Furthermore, the books present ways to incorporate individuals alongside institutions outside the government-bureaucratic maze. A key issue here has been the systematic exclusion of talent from the formal national security ecosystem. Shukla argues that lateral entries could be cross-pollinated across NITI Aayog and the National Security Council Secretariat (NSCS). The author furthermore proposes a disruptive but essential idea of appointing one of the Deputy National Security Advisors for NSCS from outside the government – a domain expert. This would challenge existing norms but jolt the institutional system into greater efficiency and innovation.

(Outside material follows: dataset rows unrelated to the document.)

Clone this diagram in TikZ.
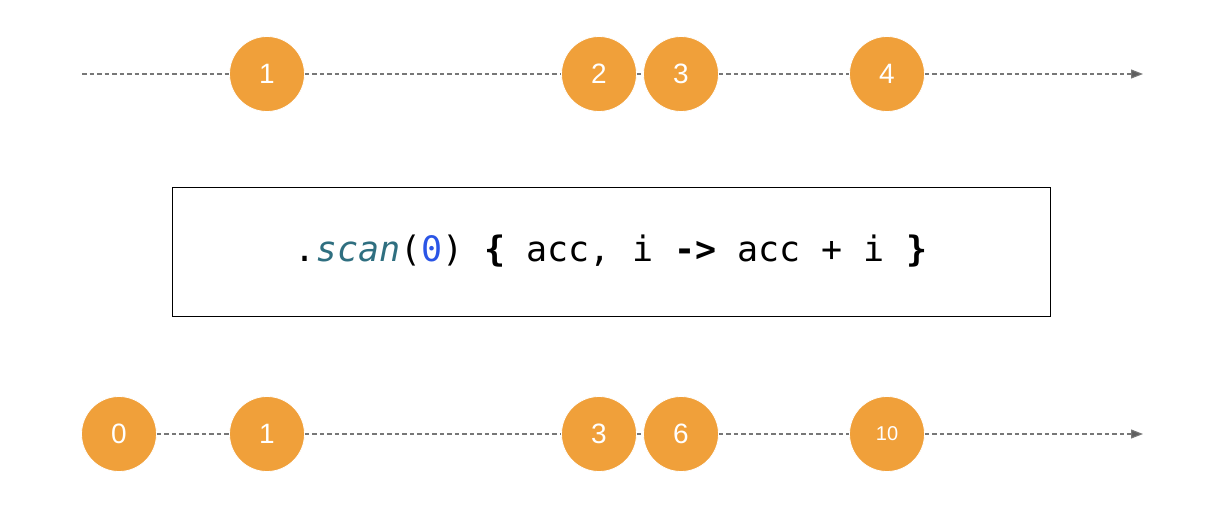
\documentclass[tikz,border=0pt]{standalone}
\usepackage{fontspec}
\setmainfont{Liberation Sans}
\setmonofont{DejaVu Sans Mono}
\usetikzlibrary{arrows.meta}
\definecolor{marble}{HTML}{F0A03A}
\definecolor{lineg}{HTML}{777777}
\definecolor{tipg}{HTML}{5F5F5F}
\definecolor{scanc}{HTML}{2F6F80}
\definecolor{zeroc}{HTML}{2A55E6}
\begin{document}
\begin{tikzpicture}[x=1pt,y=-1pt,
  marblenode/.style={circle,fill=marble,draw=white,line width=0.8pt,minimum size=75pt,inner sep=0pt,text=white,font=\fontsize{28}{28}\selectfont},
  smallmarble/.style={marblenode,font=\fontsize{20}{20}\selectfont},
  timeline/.style={draw=lineg,line width=1.1pt,dash pattern=on 4.5pt off 3pt},
  timearrow/.style={timeline,-{Triangle[length=12pt,width=9pt,fill=tipg]}},
  opbox/.style={draw=black,line width=0.9pt,minimum width=878pt,minimum height=129pt,inner sep=0pt,font=\fontsize{35}{35}\selectfont\ttfamily}]
\useasboundingbox (0,0) rectangle (1210,522);
% top timeline
\coordinate (ts) at (82,74);
\coordinate (te) at (1143,74);
\node[marblenode] (t1) at (267,74) {1};
\node[marblenode] (t2) at (599,74) {2};
\node[marblenode] (t3) at (681,74) {3};
\node[marblenode] (t4) at (887,74) {4};
% operator box
\node[opbox] (op) at (611,251.5) {.\textcolor{scanc}{\textit{scan}}(\textcolor{zeroc}{0}) \textbf{\{} acc, i \textbf{->} acc + i \textbf{\}}};
% bottom timeline
\coordinate (be) at (1143,434);
\node[marblenode] (b0) at (119,434) {0};
\node[marblenode] (b1) at (267,434) {1};
\node[marblenode] (b2) at (599,434) {3};
\node[marblenode] (b3) at (681,434) {6};
\node[smallmarble] (b4) at (887,434) {10};
% connectors
\draw[timeline] (ts) -- (t1);
\draw[timeline] (t1) -- (t2);
\draw[timeline] (t2) -- (t3);
\draw[timeline] (t3) -- (t4);
\draw[timearrow] (t4) -- (te);
\draw[timeline] (b0) -- (b1);
\draw[timeline] (b1) -- (b2);
\draw[timeline] (b2) -- (b3);
\draw[timeline] (b3) -- (b4);
\draw[timearrow] (b4) -- (be);
\end{tikzpicture}
\end{document}
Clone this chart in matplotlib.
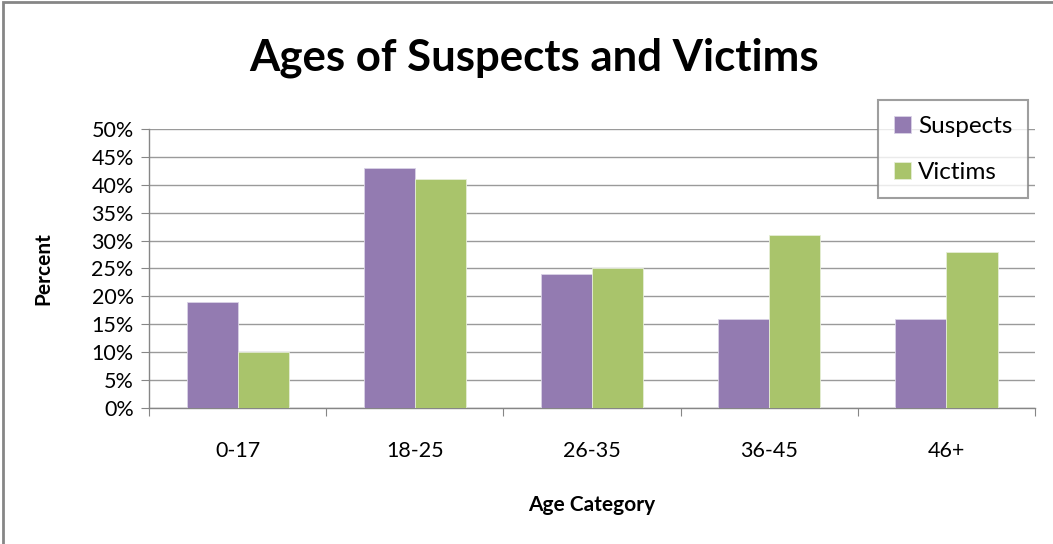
import numpy as np
import matplotlib
matplotlib.use("Agg")
import matplotlib.pyplot as plt
from matplotlib.patches import Rectangle
from matplotlib.ticker import FuncFormatter, MultipleLocator

plt.rcParams['font.family'] = ['Lato', 'DejaVu Sans']

# data
categories = ['0-17', '18-25', '26-35', '36-45', '46+']
suspects = [19, 43, 24, 16, 16]
victims = [10, 41, 25, 31, 28]

purple = '#937BB1'
green = '#A9C46B'
grid_col = '#9A9A9A'

fig = plt.figure(figsize=(10.53, 5.44), dpi=100)
ax = fig.add_axes([0.1415, 0.25, 0.8415, 0.513])

x = np.arange(len(categories))
w = 0.288
ax.bar(x - w / 2, suspects, w, color=purple, edgecolor='#D9D2E6', linewidth=0.6, label='Suspects', zorder=3)
ax.bar(x + w / 2, victims, w, color=green, edgecolor='#E6EED6', linewidth=0.6, label='Victims', zorder=3)

ax.set_xlim(-0.5, len(categories) - 0.5)
ax.set_ylim(0, 50)
ax.yaxis.set_major_locator(MultipleLocator(5))
ax.yaxis.set_major_formatter(FuncFormatter(lambda v, p: f'{v:.0f}%'))
ax.grid(axis='y', color=grid_col, linewidth=1.0, zorder=0)

# category ticks sit on boundaries, labels in the middle
ax.set_xticks(np.arange(-0.5, len(categories), 1.0))
ax.set_xticklabels([])
ax.set_xticks(x, minor=True)
ax.set_xticklabels(categories, minor=True)
ax.tick_params(axis='x', which='minor', length=0, pad=24, labelsize=15.5)
ax.tick_params(axis='x', which='major', length=6, color='#868686', direction='out')
ax.tick_params(axis='y', length=6, color='#868686', labelsize=15.5, pad=5)

for s in ['top', 'right']:
    ax.spines[s].set_visible(False)
for s in ['left', 'bottom']:
    ax.spines[s].set_color('#868686')
    ax.spines[s].set_linewidth(1.0)

ax.set_ylabel('Percent', fontsize=15, fontweight='bold', labelpad=27)
ax.set_xlabel('Age Category', fontsize=15, fontweight='bold', labelpad=24)

fig.text(0.507, 0.893, 'Ages of Suspects and Victims', ha='center', va='center',
         fontsize=31.5, fontweight='bold')

leg = ax.legend(loc='upper right', bbox_to_anchor=(0.992, 1.104), borderaxespad=0,
                fontsize=17.5, frameon=True, fancybox=False, handlelength=0.7,
                handleheight=0.7, labelspacing=1.02, borderpad=0.65, handletextpad=0.3)
leg.get_frame().set_edgecolor('#868686')
leg.get_frame().set_linewidth(1.5)

# outer chart border
fig.patches.append(Rectangle((0.003, -0.01), 1.2, 1.007, transform=fig.transFigure,
                             fill=False, edgecolor='#868686', linewidth=2.0))

fig.savefig('out.png', dpi=100)
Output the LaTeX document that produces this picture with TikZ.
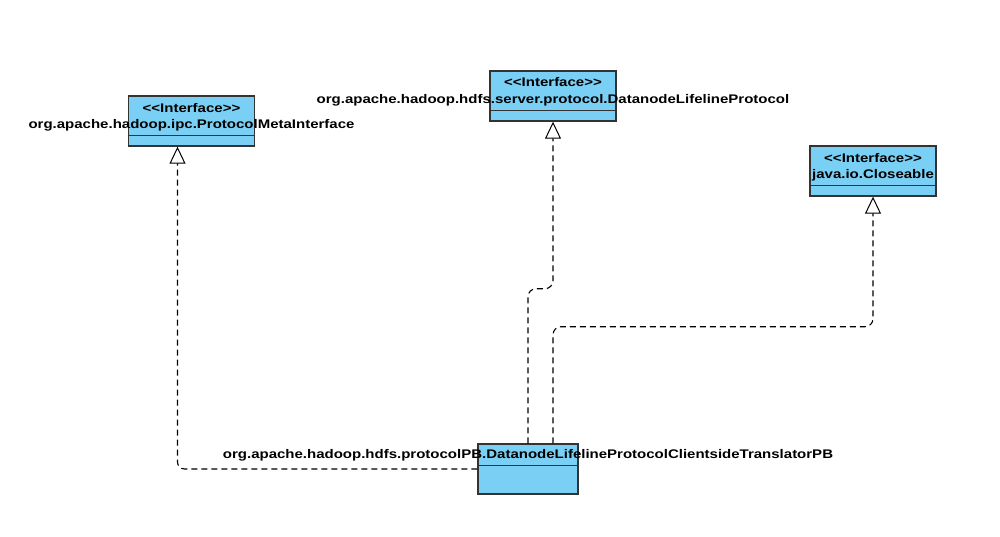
\documentclass[tikz,border=0pt]{standalone}
\usepackage{fontspec}
\setmainfont{Liberation Sans}
\newfontfamily\labelfont[FakeStretch=1.2]{Liberation Sans}
\usetikzlibrary{arrows.meta,calc}
\definecolor{classfill}{RGB}{122,207,245}
\definecolor{classline}{RGB}{51,51,51}
\newcommand{\stereo}[1]{<{}<#1>{}>}
\begin{document}
\begin{tikzpicture}[x=1pt,y=-1pt,
  classbox/.style={draw=classline,fill=classfill,line width=1.4pt,rectangle,
    minimum height=50pt,inner sep=0pt},
  classtext/.style={font=\labelfont\bfseries\fontsize{12.5}{14}\selectfont,inner sep=0pt,anchor=center},
  realize/.style={dashed,dash pattern=on 6pt off 4pt,line width=1.1pt,
    -{Triangle[open,length=17pt,width=16pt,fill=white,line width=1pt]}},
  sep/.style={draw=classline,line width=1.4pt}]
\useasboundingbox (0,0) rectangle (1000,537);

% class boxes
\node[classbox,minimum width=126pt] (meta) at (191.5,121) {};
\node[classbox,minimum width=126pt] (life) at (553,96) {};
\node[classbox,minimum width=126pt] (close) at (873,171) {};
\node[classbox,minimum width=100pt] (trans) at (528,469) {};

% compartment separators
\draw[sep] ($(meta.south west)+(0,-11)$) -- ($(meta.south east)+(0,-11)$);
\draw[sep] ($(life.south west)+(0,-11)$) -- ($(life.south east)+(0,-11)$);
\draw[sep] ($(close.south west)+(0,-11)$) -- ($(close.south east)+(0,-11)$);
\draw[sep] ($(trans.north west)+(0,22)$) -- ($(trans.north east)+(0,22)$);

% realization connectors
\draw[realize,rounded corners=7pt] (trans.west) -| ($(meta.south)+(-14,0)$);
\draw[realize,rounded corners=8pt] (trans.north) |- ($(life.south)+(0,167)$) -- (life.south);
\draw[realize,rounded corners=8pt] ($(trans.north)+(25,0)$) |- ($(close.south)+(0,130)$) -- (close.south);

% labels
\node[classtext] (metast) at (191.5,108.5) {\stereo{Interface}};
\node[classtext] (metanm) at (191.5,125.5) {org.apache.hadoop.ipc.ProtocolMetaInterface};
\node[classtext] (lifest) at (553,82.5) {\stereo{Interface}};
\node[classtext] (lifenm) at (553,100.5) {org.apache.hadoop.hdfs.server.protocol.DatanodeLifelineProtocol};
\node[classtext] (closest) at (873,158.5) {\stereo{Interface}};
\node[classtext] (closenm) at (873,175.5) {java.io.Closeable};
\node[classtext] (transnm) at (528,455.5) {org.apache.hadoop.hdfs.protocolPB.DatanodeLifelineProtocolClientsideTranslatorPB};
\end{tikzpicture}
\end{document}
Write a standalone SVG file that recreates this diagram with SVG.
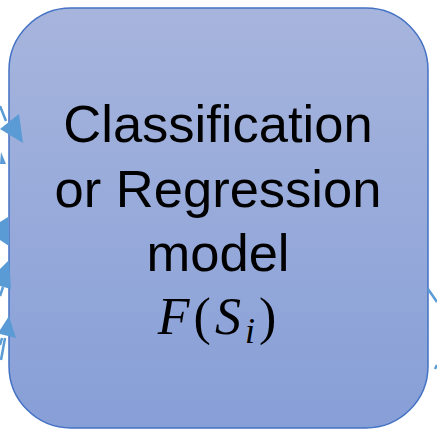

Finally, the author concedes that CMF has been sown in Atmanirbhar (self-reliance) in defence initiatives, a trend that is slowly but surely reflected in India’s defence industrial complex. However, the pace of this shift does not meet the challenges posed by India’s strategic environment. Therefore, Shukla calls for elevating these initiatives to a game-changing level and for synergising energy and innovation among the armed forces, private companies, start-ups, academia, technological institutions, and large corporations and conglomerates. In his view, these parallel initiatives, alongside political will, bureaucratic buy-in, and sustained institutional reforms, could lay the groundwork for India to operationalise its civil-military powers.

One minor limitation of the book is its brevity. In just over 100 pages, the author provides a primer that comprehensively highlights policy gaps, limitations within existing structures, international models, and the Indian approach to implementing these policies. It keeps the reader engaged but leaves them wanting more. Shukla should consider a second expanded edition with greater empirical depth across each vertical. It is essential and would be timely.

Suyash Desai is a political scientist and a non-resident fellow with the Foreign Policy Research Institute, Philadelphia, United States.